Red Hook’s baristas are congenial and helpful. I feel respected as a customer, especially since they bring out the food to the patrons if they are dining in. The atmosphere is a comfortable, kitschy place to sit and eat, or work on a book or an article, or chat with friends. Red Hook often displays artwork of local artists; which patrons can also buy.
Located on Second and South Streets in Queen Village, Cedars is a family owned Lebanese restaurant. They recently renovated their shop and both inside and out look beautiful! Gothic arches welcome you inside a restaurant adorned with comfortable pillows around tables. Above the latticework frame that holds these vibrantly colored pillows are electric candles glowing in little crevices of the white walls.

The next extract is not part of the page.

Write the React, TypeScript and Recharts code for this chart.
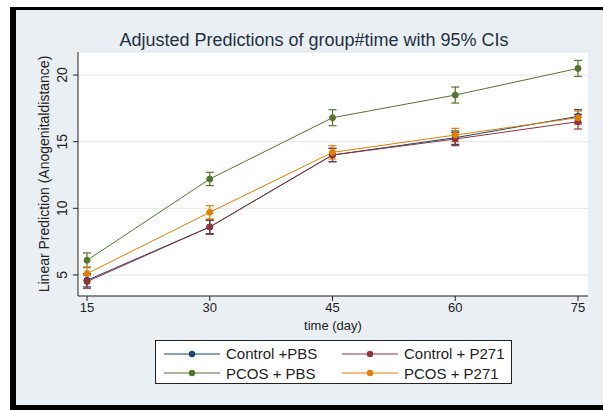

I actually found this restaurant by exploring South Street. I was walking to another Middle Eastern restaurant and saw the owners renovating the outside back in August 2015. They are right next my favorite Arabic bookshop and their friendliness is actually what persuaded me to try Cedars once they re-opened. Cedars is my favorite Middle Eastern restaurant in Philadelphia. The restaurant serves the standard Middle Eastern fare: hummus, baba ghanouj, stuffed grape leaves, shawarma, and gyro. However, they also serve a homemade Lebanese fare of grilled lemon chicken, stuffed salmon, lentil soup, and many other options. My favorites are the lentil soup, baked salmon, and a date dessert called maamoul.
The food they serve reminds me of the lentil soup my grandmother used to make and the foods I learned to love by taking two years of Arabic classes. Cedar’s is traditional and the way they make their food reminds me of so many happy memories of visiting different places with my Arabic class. Cedars is inexpensive for all the food that is served. While Cedars doesn’t serve alcohol, the restaurant is BYOB.